Sachin at the Wankhede
One billion people held their breath. Then the stadium exploded.
April 2, 2011. India versus Sri Lanka, World Cup Final. The Wankhede Stadium in Mumbai. I wasn’t there — nobody I knew was there, the tickets had evaporated into that mysterious economy of cricket connections and corporate hospitality. But I was in Mumbai, in a flat in Bandra with seventeen people and one television.
The Wait
India had been chasing this for twenty-eight years. Since Kapil Dev lifted the trophy at Lord’s in 1983, the country had grown up, liberalized its economy, launched satellites, built an IT industry, and still hadn’t won another World Cup. Cricket doesn’t care about your GDP growth.
And this was Sachin’s last chance. Everyone knew it. He was thirty-seven, had played six World Cups, scored more runs than anyone in the history of the tournament, and had never won it. The cruelty of team sport is that individual greatness guarantees nothing.
The Moment
When Dhoni hit that six — that absurd, impossible, perfect six over long-on — the sound in the flat was not cheering. It was closer to a primal scream. Seventeen people producing a sound that had been building for decades.

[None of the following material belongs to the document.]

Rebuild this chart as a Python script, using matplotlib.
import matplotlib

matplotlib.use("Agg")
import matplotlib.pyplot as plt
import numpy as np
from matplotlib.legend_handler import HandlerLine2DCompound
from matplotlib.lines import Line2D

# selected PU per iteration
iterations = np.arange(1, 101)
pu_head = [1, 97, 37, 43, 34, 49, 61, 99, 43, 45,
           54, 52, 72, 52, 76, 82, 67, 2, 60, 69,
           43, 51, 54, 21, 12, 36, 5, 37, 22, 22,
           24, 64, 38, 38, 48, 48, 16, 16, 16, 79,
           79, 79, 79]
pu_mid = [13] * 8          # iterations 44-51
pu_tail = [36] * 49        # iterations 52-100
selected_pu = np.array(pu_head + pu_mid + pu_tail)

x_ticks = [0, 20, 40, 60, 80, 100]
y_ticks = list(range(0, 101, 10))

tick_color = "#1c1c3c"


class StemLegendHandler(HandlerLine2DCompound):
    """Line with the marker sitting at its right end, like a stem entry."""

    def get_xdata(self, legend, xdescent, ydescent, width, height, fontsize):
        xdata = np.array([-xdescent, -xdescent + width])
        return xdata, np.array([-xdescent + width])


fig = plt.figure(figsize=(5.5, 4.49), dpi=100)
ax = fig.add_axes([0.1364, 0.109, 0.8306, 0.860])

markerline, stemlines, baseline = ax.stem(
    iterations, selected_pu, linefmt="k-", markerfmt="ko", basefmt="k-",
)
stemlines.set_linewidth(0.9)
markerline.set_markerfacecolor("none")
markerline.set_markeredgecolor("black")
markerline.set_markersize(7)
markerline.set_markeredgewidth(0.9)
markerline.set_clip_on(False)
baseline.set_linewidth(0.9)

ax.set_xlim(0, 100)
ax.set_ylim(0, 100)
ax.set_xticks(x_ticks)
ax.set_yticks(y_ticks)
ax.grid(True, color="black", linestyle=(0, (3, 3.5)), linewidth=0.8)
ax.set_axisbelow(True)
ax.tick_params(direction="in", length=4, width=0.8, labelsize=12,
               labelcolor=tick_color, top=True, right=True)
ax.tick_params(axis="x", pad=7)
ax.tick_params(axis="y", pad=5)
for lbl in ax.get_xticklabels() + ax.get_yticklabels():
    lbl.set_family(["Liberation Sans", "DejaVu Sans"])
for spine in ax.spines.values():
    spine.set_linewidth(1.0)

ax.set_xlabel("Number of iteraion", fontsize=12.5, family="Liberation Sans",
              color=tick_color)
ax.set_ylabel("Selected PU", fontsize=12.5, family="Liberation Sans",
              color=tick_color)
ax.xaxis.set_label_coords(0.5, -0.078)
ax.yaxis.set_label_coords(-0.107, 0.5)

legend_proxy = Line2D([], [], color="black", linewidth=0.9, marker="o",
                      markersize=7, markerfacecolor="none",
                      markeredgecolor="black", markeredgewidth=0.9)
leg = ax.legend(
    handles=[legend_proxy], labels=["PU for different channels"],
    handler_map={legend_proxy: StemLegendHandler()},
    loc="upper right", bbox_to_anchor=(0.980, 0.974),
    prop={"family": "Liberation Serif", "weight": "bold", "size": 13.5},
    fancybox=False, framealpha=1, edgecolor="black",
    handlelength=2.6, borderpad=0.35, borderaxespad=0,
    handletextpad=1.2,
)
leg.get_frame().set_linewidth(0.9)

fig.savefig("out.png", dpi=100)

I looked out the window. Every building in Bandra was erupting. Firecrackers, car horns, people running into the streets. The city was vibrating at a frequency I had never felt before.
And somewhere in the Wankhede, Sachin’s teammates lifted him onto their shoulders. The man who had carried Indian cricket for twenty-two years was, for once, being carried.

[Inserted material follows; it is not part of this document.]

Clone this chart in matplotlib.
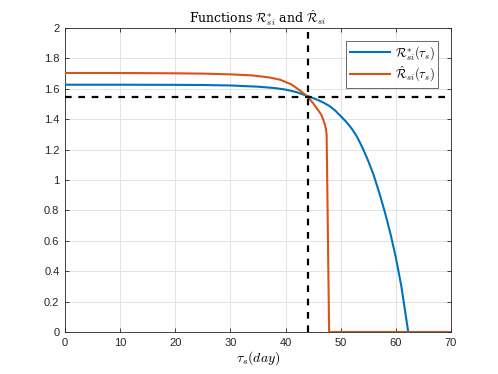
import matplotlib
matplotlib.use("Agg")
import matplotlib.pyplot as plt

# Data
blue_x = [0, 10, 20, 25, 30, 35, 38, 40, 42, 44, 45, 46, 47, 48, 49, 50, 51, 52, 53, 54, 55, 56, 57, 58,
          59, 60, 61, 62, 62.25]
blue_y = [1.627, 1.627, 1.626, 1.625, 1.622, 1.614, 1.605, 1.595, 1.578, 1.552, 1.539, 1.524, 1.507,
          1.486, 1.457, 1.42, 1.383, 1.338, 1.282, 1.208, 1.125, 1.03, 0.915, 0.79, 0.65, 0.49, 0.30,
          0.06, 0.0]
orange_x = [0, 10, 20, 25, 30, 34, 37, 39, 41, 42, 43, 44, 45, 46, 46.5, 47, 47.3, 47.45, 47.9, 70]
orange_y = [1.704, 1.704, 1.702, 1.70, 1.695, 1.688, 1.675, 1.66, 1.63, 1.605, 1.578, 1.548,
            1.505, 1.455, 1.428, 1.38, 1.34, 1.296, 0.0, 0.0]
vline_x = 44
hline_y = 1.546

xticks = [0, 10, 20, 30, 40, 50, 60, 70]
yticks = [0, 0.2, 0.4, 0.6, 0.8, 1, 1.2, 1.4, 1.6, 1.8, 2]
ytick_labels = ["0", "0.2", "0.4", "0.6", "0.8", "1", "1.2", "1.4", "1.6", "1.8", "2"]

plt.rcParams['font.family'] = ['Liberation Sans', 'DejaVu Sans']
plt.rcParams['mathtext.fontset'] = 'cm'

fig = plt.figure(figsize=(4.98, 3.74), dpi=100)
ax = fig.add_axes([0.1305, 0.1123, 0.7751, 0.8128])

ax.plot(blue_x, blue_y, color='#0072BD', lw=1.5, label=r'$\mathcal{R}^{*}_{si}(\tau_s)$', zorder=3)
ax.plot(orange_x, orange_y, color='#D95319', lw=1.5, label=r'$\hat{\mathcal{R}}_{si}(\tau_s)$', zorder=3)
ax.axvline(vline_x, color='black', lw=1.6, ls=(0, (3, 3)), zorder=4)
ax.axhline(hline_y, color='black', lw=1.6, ls=(0, (3, 3)), zorder=4)

ax.set_xlim(0, 70)
ax.set_ylim(0, 2)
ax.set_xticks(xticks)
ax.set_yticks(yticks)
ax.set_yticklabels(ytick_labels)
ax.grid(True, color='#e3e3e3', lw=0.7)
ax.set_axisbelow(True)
ax.tick_params(direction='in', length=3, width=0.6, top=True, right=True,
               labelsize=8, colors='#262626', pad=4)
for s in ax.spines.values():
    s.set_color('#262626')
    s.set_linewidth(0.6)

ax.set_title(r'Functions $\mathcal{R}^{*}_{si}$ and $\hat{\mathcal{R}}_{si}$',
             fontsize=9, family='serif', pad=4)
ax.set_xlabel(r'$\tau_s(day)$', fontsize=10, labelpad=1)

leg = ax.legend(loc='upper right', fontsize=9, frameon=True, fancybox=False,
                edgecolor='#262626', handlelength=3.2, borderaxespad=1.0,
                labelspacing=0.2, borderpad=0.3, handletextpad=0.4)
leg.get_frame().set_linewidth(0.6)

fig.savefig('out.png', dpi=100)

Virat Kohli said it best: “Sachin has carried the weight of the nation for twenty-one years. It was time we carried him.”
What It Meant
Sport is supposed to be trivial. Grown men hitting a ball with a stick. But that night, in that city, for those people — it was not trivial. It was the intersection of personal and collective identity, the moment when a billion individual stories converged into one.
I still can’t watch the highlights without my eyes getting wet. I suspect I never will.